Classification systems decide, ahead of time, what to remember and what to forget. Dies hier sieht deshalb wie eine guter erster Schritt in Richtung Unregierbarkeit aus: Imagine a US census form where everybody simply wrote into a blank space their racial identity, in their own terms. There would be no way to aggregate this easily. Dabei fällt mir allerdings ein grundsätzlicher Konstruktionsfehler dieses Fragebogen-Items auf: Um Diskriminierung festzustellen, ist es nicht entscheidend, welcher ethnischen Identität man sich selbst zuordnet, sondern vielmehr, wie man von anderen gelesen wird.

Dies hier verstehe ich als Teil der vielgepriesenen Professionalisierung: We are asking for mechanical objectivity—that is, that a procedure be repeatable by anybody (or anybody with a given professional training), with about the same results. […] People often assume, for instance, that if you have mechanical objectivity, then you have accuracy—but these are different things. An accurate judgment gets at what really matters.

Pauschale objektive Bewertungen, so zeigt der Artikel auf, begegnen uns auf Schritt und Tritt, ob die Promillegrenze am Steuer oder die Altersgrenze für das Wahlrecht. Dabei fällt mir ein, dass ich im Supermarkt Wein (und zwar alkoholhaltigen!) kaufen kann, ohne nach meinem Ausweis gefragt zu werden.
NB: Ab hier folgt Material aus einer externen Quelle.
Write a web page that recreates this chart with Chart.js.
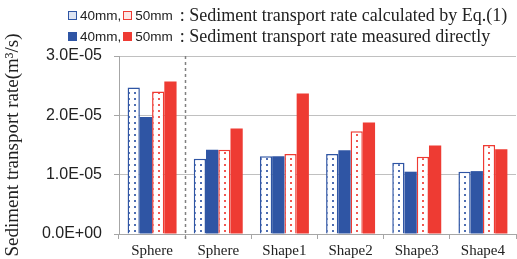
<!DOCTYPE html>
<html>
<head>
<meta charset="utf-8">
<script src="https://cdn.jsdelivr.net/npm/chart.js@4/dist/chart.umd.min.js"></script>
<style>
  body { margin: 0; background: #fff; }
  #wrap { position: relative; width: 517px; height: 259px; }
  .leg { position: absolute; left: 68px; height: 20px; white-space: nowrap; display: flex; align-items: center; }
  .box { width: 7px; height: 7px; display: inline-block; margin-right: 3px; }
  .mm { font-family: "Liberation Sans", Arial, sans-serif; font-size: 13.5px; color: #222; }
  .desc { font-family: "Liberation Serif", "Times New Roman", serif; font-size: 18px; color: #222; margin-left: 7px; }
</style>
</head>
<body>
<div id="wrap">
  <canvas id="chart" width="517" height="259"></canvas>
  <div class="leg" style="top:5px">
    <span class="box" style="border:1px solid #2F55A4;background:#dde4f2"></span><span class="mm">40mm,</span>
    <span class="box" style="border:1px solid #EE3B33;background:#fde6e5;margin-left:2px"></span><span class="mm">50mm</span>
    <span class="desc">: Sediment transport rate calculated by Eq.(1)</span>
  </div>
  <div class="leg" style="top:26px">
    <span class="box" style="background:#2F55A4;width:9px;height:9px"></span><span class="mm">40mm,</span>
    <span class="box" style="background:#EE3B33;width:9px;height:9px;margin-left:2px"></span><span class="mm">50mm</span>
    <span class="desc">: Sediment transport rate measured directly</span>
  </div>
</div>
<script>
var categories = ['Sphere', 'Sphere', 'Shape1', 'Shape2', 'Shape3', 'Shape4'];
var calc40 = [2.47e-5, 1.27e-5, 1.31e-5, 1.35e-5, 1.20e-5, 1.05e-5];
var meas40 = [1.97e-5, 1.42e-5, 1.31e-5, 1.41e-5, 1.05e-5, 1.06e-5];
var calc50 = [2.40e-5, 1.42e-5, 1.35e-5, 1.73e-5, 1.30e-5, 1.50e-5];
var meas50 = [2.57e-5, 1.78e-5, 2.37e-5, 1.88e-5, 1.49e-5, 1.43e-5];

var blue = '#2F55A4';
var red = '#EE3B33';

function dots(color) {
    var c = document.createElement('canvas');
    c.width = 6; c.height = 6;
    var x = c.getContext('2d');
    x.fillStyle = '#fff';
    x.fillRect(0, 0, 6, 6);
    x.fillStyle = color;
    x.globalAlpha = 0.85;
    x.fillRect(2, 2, 2, 2);
    return x.createPattern(c, 'repeat');
}

function sci(v) {
    var s = Number(v).toExponential(1).split('e');
    var e = parseInt(s[1], 10);
    var sign = e < 0 ? '-' : '+';
    e = Math.abs(e);
    return s[0] + 'E' + sign + (e < 10 ? '0' : '') + e;
}

// dashed separator between first and second group
var divider = {
    id: 'divider',
    afterDatasetsDraw: function(chart) {
        var xs = chart.scales.x, a = chart.chartArea, ctx = chart.ctx;
        var x = Math.round((xs.getPixelForTick(0) + xs.getPixelForTick(1)) / 2) + 0.5;
        ctx.save();
        ctx.strokeStyle = '#808080';
        ctx.lineWidth = 1.5;
        ctx.setLineDash([3, 3]);
        ctx.beginPath();
        ctx.moveTo(x, a.top);
        ctx.lineTo(x, a.bottom + 5);
        ctx.stroke();
        ctx.restore();
    }
};

var ctx = document.getElementById('chart');
new Chart(ctx, {
    type: 'bar',
    data: {
        labels: categories,
        datasets: [
            { label: '40mm calculated', data: calc40, backgroundColor: dots(blue), borderColor: blue, borderWidth: 1.5 },
            { label: '40mm measured', data: meas40, backgroundColor: blue, borderColor: blue, borderWidth: 0 },
            { label: '50mm calculated', data: calc50, backgroundColor: dots(red), borderColor: red, borderWidth: 1.5 },
            { label: '50mm measured', data: meas50, backgroundColor: red, borderColor: red, borderWidth: 0 }
        ]
    },
    options: {
        responsive: false,
        animation: false,
        events: [],
        layout: { padding: { top: 56, right: 1, left: 0, bottom: 0 } },
        datasets: { bar: { categoryPercentage: 0.74, barPercentage: 1.0 } },
        plugins: {
            legend: { display: false },
            tooltip: { enabled: false }
        },
        scales: {
            x: {
                grid: { offset: true, drawOnChartArea: false, drawTicks: true, tickLength: 5, color: '#a6a6a6' },
                border: { color: '#a6a6a6' },
                ticks: { color: '#222', padding: 3, font: { family: '"Liberation Serif", serif', size: 15 } },
                afterFit: function(s) { s.height = 25; }
            },
            y: {
                min: 0,
                max: 3e-5,
                ticks: {
                    stepSize: 1e-5,
                    color: '#222',
                    padding: 12,
                    font: { family: '"Liberation Sans", Arial, sans-serif', size: 16 },
                    callback: function(v) { return sci(v); }
                },
                grid: { color: '#c0c0c0', tickLength: 5, tickColor: '#a6a6a6' },
                border: { color: '#a6a6a6' },
                title: {
                    display: true,
                    text: 'Sediment transport rate(m³/s)',
                    color: '#222',
                    padding: { top: 2, bottom: 0 },
                    font: { family: '"Liberation Serif", serif', size: 19 }
                },
                afterFit: function(s) { s.width = 119; }
            }
        }
    },
    plugins: [divider]
});
</script>
</body>
</html>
Darin zeigt sich zum einen ein Adultismus, denn Jugendliche werden am Kauf gehindert; zum anderen zeigt sich aber auch, dass ich von dem die Kasse und mich bedienenden Personal als Senior gelesen werde, was nicht zu meiner Selbstidentifikation kongruent ist – außer für die eine Viertelstunde nach dem morgendlichen Aufstehen.

Der h-Index hätte hier sehr gut als weiteres Beispiel gepasst (aber vielleicht ist der an den Philosophie-Fakultäten – noch? – kein Thema). Und die auf mannigfaltige Weise fragwürdigen (S. 84–100) Effektstärken der Bildungsforschung. Das vielleicht älteste, offensichtlichste und deshalb unsichtbarste System der Informationsreduktion durch Verdatung fehlt erst recht: Preise. Also jetzt Marktpreise (einschließlich derer für Arbeit), nicht Nobel und Oscar. Aber letztere auch.

Sehr löblich, beim Bewerten studentischer Arbeiten pauschale Quantifizierungen zu vermeiden: If a paper is trying to precisely explain a bit of Aristotle, I can assess it for its argumentative rigor. If one student wants be a journalist, I can focus on their writing quality. [usw.] Aber was macht man, wenn man nicht an einer Philosophie-Fakultät lehrt und der Großteil der Student*innen das Ziel hat, einfach nur zu bestehen? Den Abschluss erlangt zu haben, ist der entscheidende Datenpunkt.